Take a 'chill pill' as no intervention will change the weather.
 
:willy_nilly: All these tales of woe. :willy_nilly:


Take a 'chill pill' as no intervention will change the weather.

Yes but feeding may keep the hive viable. There is very little pollen here at the moment a little snowdrop which is about done. We have a small weeping willow in the yard which has not shown any pollen as of yet. The hedge rows show no sign of budding and when they do we will probably need 4 to 6 weeks. I have had fondant on and i have gone out today to buy materials for substitute pollen pattie. Hoping to catch the OSR and other early pollen/nector plants. Just a thought with winter lasting so long and hopefully the summer being better than last.

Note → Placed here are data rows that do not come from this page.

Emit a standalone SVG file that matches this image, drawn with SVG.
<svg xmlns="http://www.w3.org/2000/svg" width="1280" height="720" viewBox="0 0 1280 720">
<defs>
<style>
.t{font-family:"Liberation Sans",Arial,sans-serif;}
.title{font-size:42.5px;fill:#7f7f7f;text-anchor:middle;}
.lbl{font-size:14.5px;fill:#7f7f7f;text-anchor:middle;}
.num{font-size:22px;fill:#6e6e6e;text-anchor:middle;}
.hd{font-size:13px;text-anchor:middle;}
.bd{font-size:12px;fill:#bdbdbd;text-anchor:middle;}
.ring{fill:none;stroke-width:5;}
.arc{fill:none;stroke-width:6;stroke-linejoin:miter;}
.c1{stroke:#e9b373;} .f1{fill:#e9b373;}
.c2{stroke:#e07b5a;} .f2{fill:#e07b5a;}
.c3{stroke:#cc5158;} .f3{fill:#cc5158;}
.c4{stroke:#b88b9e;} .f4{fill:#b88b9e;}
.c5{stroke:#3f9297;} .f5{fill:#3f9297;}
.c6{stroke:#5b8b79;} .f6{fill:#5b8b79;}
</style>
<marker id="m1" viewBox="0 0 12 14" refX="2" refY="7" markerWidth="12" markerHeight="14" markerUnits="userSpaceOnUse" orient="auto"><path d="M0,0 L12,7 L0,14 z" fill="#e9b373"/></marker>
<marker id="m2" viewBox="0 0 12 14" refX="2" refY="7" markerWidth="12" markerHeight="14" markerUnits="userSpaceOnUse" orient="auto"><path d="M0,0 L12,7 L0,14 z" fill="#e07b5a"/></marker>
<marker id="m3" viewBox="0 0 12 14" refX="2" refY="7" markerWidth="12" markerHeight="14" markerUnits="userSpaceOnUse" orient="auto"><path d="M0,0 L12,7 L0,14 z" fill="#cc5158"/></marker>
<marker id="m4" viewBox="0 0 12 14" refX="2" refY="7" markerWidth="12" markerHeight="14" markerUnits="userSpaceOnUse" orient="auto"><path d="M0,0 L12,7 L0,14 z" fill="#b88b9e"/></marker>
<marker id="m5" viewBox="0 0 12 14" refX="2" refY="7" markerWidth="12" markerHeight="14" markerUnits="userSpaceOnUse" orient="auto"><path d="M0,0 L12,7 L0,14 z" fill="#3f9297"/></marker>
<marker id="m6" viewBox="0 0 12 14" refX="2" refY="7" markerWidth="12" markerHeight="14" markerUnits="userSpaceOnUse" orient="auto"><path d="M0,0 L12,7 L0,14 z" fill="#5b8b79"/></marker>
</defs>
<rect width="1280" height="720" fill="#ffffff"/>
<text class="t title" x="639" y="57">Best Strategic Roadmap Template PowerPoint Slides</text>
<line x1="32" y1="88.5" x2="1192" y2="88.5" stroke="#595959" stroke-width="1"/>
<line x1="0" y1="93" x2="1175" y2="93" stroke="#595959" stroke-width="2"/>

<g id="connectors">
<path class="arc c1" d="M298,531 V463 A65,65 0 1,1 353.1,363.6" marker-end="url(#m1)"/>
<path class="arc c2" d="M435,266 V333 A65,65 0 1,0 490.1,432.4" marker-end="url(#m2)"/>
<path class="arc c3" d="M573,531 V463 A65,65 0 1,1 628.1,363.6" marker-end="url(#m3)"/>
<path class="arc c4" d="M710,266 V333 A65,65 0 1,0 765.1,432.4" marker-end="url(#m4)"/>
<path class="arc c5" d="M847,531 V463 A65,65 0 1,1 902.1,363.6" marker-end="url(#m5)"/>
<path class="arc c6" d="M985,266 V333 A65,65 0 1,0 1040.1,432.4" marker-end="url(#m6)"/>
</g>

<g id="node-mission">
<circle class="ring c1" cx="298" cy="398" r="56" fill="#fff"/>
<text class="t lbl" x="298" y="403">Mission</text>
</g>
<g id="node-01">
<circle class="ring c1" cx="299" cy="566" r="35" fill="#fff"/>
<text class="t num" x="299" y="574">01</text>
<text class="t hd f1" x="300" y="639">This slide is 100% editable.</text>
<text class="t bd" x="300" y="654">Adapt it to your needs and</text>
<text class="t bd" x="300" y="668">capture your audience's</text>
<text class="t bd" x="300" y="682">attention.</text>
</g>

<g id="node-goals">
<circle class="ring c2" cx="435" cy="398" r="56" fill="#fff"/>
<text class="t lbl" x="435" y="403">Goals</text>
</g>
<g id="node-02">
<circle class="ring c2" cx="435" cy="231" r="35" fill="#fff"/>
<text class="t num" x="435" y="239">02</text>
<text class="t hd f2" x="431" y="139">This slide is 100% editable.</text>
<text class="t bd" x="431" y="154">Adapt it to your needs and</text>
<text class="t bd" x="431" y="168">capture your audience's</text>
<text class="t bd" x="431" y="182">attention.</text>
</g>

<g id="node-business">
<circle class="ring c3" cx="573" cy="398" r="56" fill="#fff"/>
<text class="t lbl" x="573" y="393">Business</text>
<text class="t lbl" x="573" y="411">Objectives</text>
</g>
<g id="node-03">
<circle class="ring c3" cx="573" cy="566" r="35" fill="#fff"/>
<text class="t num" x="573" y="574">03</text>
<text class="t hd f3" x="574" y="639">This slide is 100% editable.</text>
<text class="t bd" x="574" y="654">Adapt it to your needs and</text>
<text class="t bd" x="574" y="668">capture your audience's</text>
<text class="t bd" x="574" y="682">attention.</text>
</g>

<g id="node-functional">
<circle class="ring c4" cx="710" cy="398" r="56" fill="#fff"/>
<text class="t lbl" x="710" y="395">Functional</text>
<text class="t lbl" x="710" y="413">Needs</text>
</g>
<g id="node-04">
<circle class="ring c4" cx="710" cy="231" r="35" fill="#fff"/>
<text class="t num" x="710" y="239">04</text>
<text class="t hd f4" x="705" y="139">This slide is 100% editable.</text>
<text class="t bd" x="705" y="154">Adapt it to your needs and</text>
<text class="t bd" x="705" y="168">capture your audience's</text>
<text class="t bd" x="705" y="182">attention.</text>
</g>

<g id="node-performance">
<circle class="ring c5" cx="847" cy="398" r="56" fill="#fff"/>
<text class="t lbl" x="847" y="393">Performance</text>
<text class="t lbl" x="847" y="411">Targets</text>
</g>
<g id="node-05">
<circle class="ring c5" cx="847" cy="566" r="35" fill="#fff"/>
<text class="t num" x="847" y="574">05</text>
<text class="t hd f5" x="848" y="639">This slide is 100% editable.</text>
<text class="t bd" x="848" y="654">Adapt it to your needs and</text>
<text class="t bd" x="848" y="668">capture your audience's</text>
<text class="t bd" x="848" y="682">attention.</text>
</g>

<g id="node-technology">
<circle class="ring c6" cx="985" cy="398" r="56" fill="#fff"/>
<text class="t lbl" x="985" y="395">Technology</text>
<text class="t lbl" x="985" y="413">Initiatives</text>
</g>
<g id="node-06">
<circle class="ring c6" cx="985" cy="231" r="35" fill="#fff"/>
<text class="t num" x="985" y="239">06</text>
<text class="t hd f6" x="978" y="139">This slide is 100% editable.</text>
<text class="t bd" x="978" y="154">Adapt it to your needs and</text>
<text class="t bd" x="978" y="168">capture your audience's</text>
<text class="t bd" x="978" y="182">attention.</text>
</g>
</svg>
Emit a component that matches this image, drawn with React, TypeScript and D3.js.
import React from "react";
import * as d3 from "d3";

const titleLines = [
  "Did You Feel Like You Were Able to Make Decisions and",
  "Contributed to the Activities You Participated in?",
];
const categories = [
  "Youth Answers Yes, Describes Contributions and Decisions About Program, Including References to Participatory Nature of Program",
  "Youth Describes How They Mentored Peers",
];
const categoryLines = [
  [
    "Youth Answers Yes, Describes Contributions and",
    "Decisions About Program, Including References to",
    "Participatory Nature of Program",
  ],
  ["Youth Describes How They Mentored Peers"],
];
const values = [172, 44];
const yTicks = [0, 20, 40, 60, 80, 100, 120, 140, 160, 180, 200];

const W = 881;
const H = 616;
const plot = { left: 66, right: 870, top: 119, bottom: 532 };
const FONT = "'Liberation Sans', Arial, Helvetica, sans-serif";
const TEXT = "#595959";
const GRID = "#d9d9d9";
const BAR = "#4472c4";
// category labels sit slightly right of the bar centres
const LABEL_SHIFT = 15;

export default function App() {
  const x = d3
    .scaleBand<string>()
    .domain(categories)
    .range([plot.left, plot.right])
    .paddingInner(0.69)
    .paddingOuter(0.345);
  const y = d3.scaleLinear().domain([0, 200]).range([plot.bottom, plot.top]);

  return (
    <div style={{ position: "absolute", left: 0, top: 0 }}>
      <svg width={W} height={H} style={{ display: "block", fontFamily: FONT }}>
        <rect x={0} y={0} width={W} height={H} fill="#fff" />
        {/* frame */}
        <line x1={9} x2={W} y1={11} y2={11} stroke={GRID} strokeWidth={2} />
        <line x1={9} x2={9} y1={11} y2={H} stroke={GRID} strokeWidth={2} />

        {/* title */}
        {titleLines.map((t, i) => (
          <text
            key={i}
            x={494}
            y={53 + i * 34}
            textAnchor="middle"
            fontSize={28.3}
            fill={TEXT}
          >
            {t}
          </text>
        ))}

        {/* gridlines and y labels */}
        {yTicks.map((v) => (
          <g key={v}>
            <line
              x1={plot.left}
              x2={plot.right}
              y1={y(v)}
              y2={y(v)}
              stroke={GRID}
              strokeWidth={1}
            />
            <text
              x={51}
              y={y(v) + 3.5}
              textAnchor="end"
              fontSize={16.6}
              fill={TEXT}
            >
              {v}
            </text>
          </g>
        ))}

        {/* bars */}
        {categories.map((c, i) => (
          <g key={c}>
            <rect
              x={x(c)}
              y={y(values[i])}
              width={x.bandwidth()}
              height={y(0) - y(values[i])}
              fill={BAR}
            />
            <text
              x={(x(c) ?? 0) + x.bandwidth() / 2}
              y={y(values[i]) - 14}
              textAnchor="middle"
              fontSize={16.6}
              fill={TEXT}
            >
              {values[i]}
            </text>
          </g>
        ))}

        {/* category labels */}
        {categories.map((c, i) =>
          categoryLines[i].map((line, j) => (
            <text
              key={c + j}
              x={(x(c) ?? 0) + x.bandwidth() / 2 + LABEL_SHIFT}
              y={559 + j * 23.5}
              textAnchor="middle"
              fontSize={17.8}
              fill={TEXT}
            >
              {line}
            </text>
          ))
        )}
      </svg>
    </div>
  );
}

Maybe the june gap won't be as long?
 
All these tales of woe.

Take a 'chill pill' as no intervention will change the weather.

No, you can't change the weather but you CAN intervene to mitigate the effects of the weather.
 
As I have posted elsewhere we are feeding all 23 of our Association hives: and checking weekly.

No food= no bees as stores are almost all gone.
 
Is anyone finding that some types of bee are doing better than others?

This afternoon... sunny

Cornish black bees... flying.. still loads of stores.. given fondant on Groundhog Day as a precaution
New Zealand lingusta... flying when sunny 11 degrees highest... plenty of stores left
Carniolians... given more fondant... bit sulky.. not flying

Buckfast type bees.... one colony dead... ignored fondant, + three getting through stores in cluster... lot of dead bees on landing board.

So YES to question some types are apparently doing better than others... but I love each and every one of them dearly !!!!